We are all aware of how modern economies have grown from agricultural, to industrial, and on to the information-based, but where do we stand now? Is the information economy dead and if so what's replaced it?

We need look no further than Maslow's Hierarchy of Needs to see parallels between personal and economic growth in a sophisticated modern economy. The agrarian economy satisfied the first level of Maslow's hierarchy by fulfilling basic physical needs like food, while the industrial age provided the goods necessary to satisfy a variety of concerns ranging from safety to social acceptance and status; the information economy provided answers to our cognitive needs, the desire for knowledge, but things have changed. The Web has disrupted business as usual: the effects on the music, film, television, newspaper, book publishing, and software industries, just to mention a few, has been not just dramatic, but traumatic. The adage, 'adapt or die,' has never been truer for business.

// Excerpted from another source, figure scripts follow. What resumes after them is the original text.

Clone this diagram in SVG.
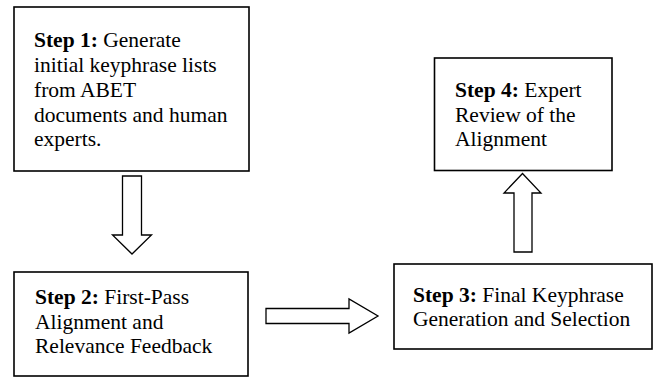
<svg xmlns="http://www.w3.org/2000/svg" width="657" height="377" viewBox="0 0 657 377">
  <style>
    .box { fill: #ffffff; stroke: #000000; stroke-width: 1.6; }
    .arrow { fill: #ffffff; stroke: #000000; stroke-width: 1.3; stroke-linejoin: miter; }
    .label { font-family: "Liberation Serif", "Times New Roman", serif; font-size: 21.5px; fill: #000000; }
    .label tspan.b { font-weight: bold; }
  </style>
  <rect width="657" height="377" fill="#ffffff"/>

  <!-- Block arrows between the steps -->
  <g id="connectors">
    <!-- Step 1 down to Step 2 -->
    <polygon class="arrow" points="122.5,176 141.5,176 141.5,235 151.5,235 132,254 112.5,235 122.5,235"/>
    <!-- Step 2 across to Step 3 -->
    <polygon class="arrow" points="266,308.5 349,308.5 349,299 378,316 349,333 349,323.5 266,323.5"/>
    <!-- Step 3 up to Step 4 -->
    <polygon class="arrow" points="514,252 532,252 532,193 541,193 522.5,173.5 504,193 514,193"/>
  </g>

  <g id="step1">
    <rect class="box" x="14" y="7" width="235" height="164"/>
    <text class="label" x="34" y="47"><tspan class="b">Step 1:</tspan> Generate</text>
    <text class="label" x="34" y="72">initial keyphrase lists</text>
    <text class="label" x="34" y="97">from ABET</text>
    <text class="label" x="34" y="121.5">documents and human</text>
    <text class="label" x="34" y="146">experts.</text>
  </g>

  <g id="step2">
    <rect class="box" x="14" y="272" width="234" height="104"/>
    <text class="label" x="35" y="304"><tspan class="b">Step 2:</tspan> First-Pass</text>
    <text class="label" x="35" y="328.5">Alignment and</text>
    <text class="label" x="35" y="353">Relevance Feedback</text>
  </g>

  <g id="step3">
    <rect class="box" x="394" y="264" width="258" height="85"/>
    <text class="label" x="413" y="302"><tspan class="b">Step 3:</tspan> Final Keyphrase</text>
    <text class="label" x="413" y="326">Generation and Selection</text>
  </g>

  <g id="step4">
    <rect class="box" x="434.5" y="58" width="177.5" height="112.5"/>
    <text class="label" x="455" y="97"><tspan class="b">Step 4:</tspan> Expert</text>
    <text class="label" x="455" y="122">Review of the</text>
    <text class="label" x="455" y="146">Alignment</text>
  </g>
</svg>
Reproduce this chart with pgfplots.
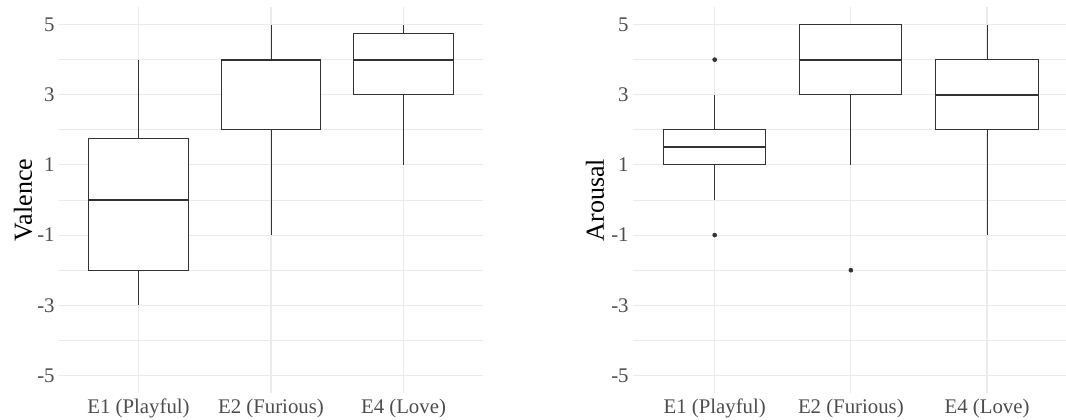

So where are we now on the personal and economic pyramid?

Be All You Can Be

At the top of this pyramid is 'self-actualization' the desire to make the most of our existence and as the US Army's slogan states to 'Be All You Can Be.' This is the central defining issue of the new economic reality, the Experience Economy.

Authors B. Joseph Pine and James H. Gilmore state the issue of what business needs to focus on in this new economic era: "While commodities are fungible, goods are tangible, services are intangible, experiences are memorable and transformations are effectual. All other economic offerings have no lasting consequence beyond their consumption." - 'The Experience Economy: Work is Theatre & Every Business a Stage.'

Experiences are memorable and transformations effectual, this should be your new marketing mantra, your marching orders to fulfill what the market demands: to be all you can be.

Experiences Are Memorable, Transformations Effectual

What then does this mean: experiences are memorable and transformations effectual. In order to effect change: to turn website audiences into customers, marketers must deliver something more than commodities that are replaceable for a price, goods that are made irrelevant by technology, and services that are mere conveniences. The businesses that will succeed in this new experience economy are the businesses that will provide an experience and not just goods and services.

We are surrounded by examples of the experience economy both online and off. The growth of coffee giant, Starbucks, was not a result of great coffee but of the experience it provided to patrons, while online, iTunes satisfied the ignored needs of music buyers and Amazon did the same for book lovers. The Macintosh is finally gaining market share because the experience consumers have had with iPods has been so satisfying that they are now ready to bring that same satisfying experience to their desktops. The key to business survival is not a new feature or even a lower price, but rather an experience that satisfies the soul.

Experiences Satisfy The Soul

Traditional business thinking has lagged far behind the sophisticated psychological desires of the experience-economy consumer. Business schools have produced a cadre of bean counters and statistical idiot savants whose grasp of this new experience-driven economic reality has been outpaced by Web-savvy mavericks bent on delivering the essential emotional need of consumers to gain some measure of satisfaction in a hectic, demanding, frustrating world.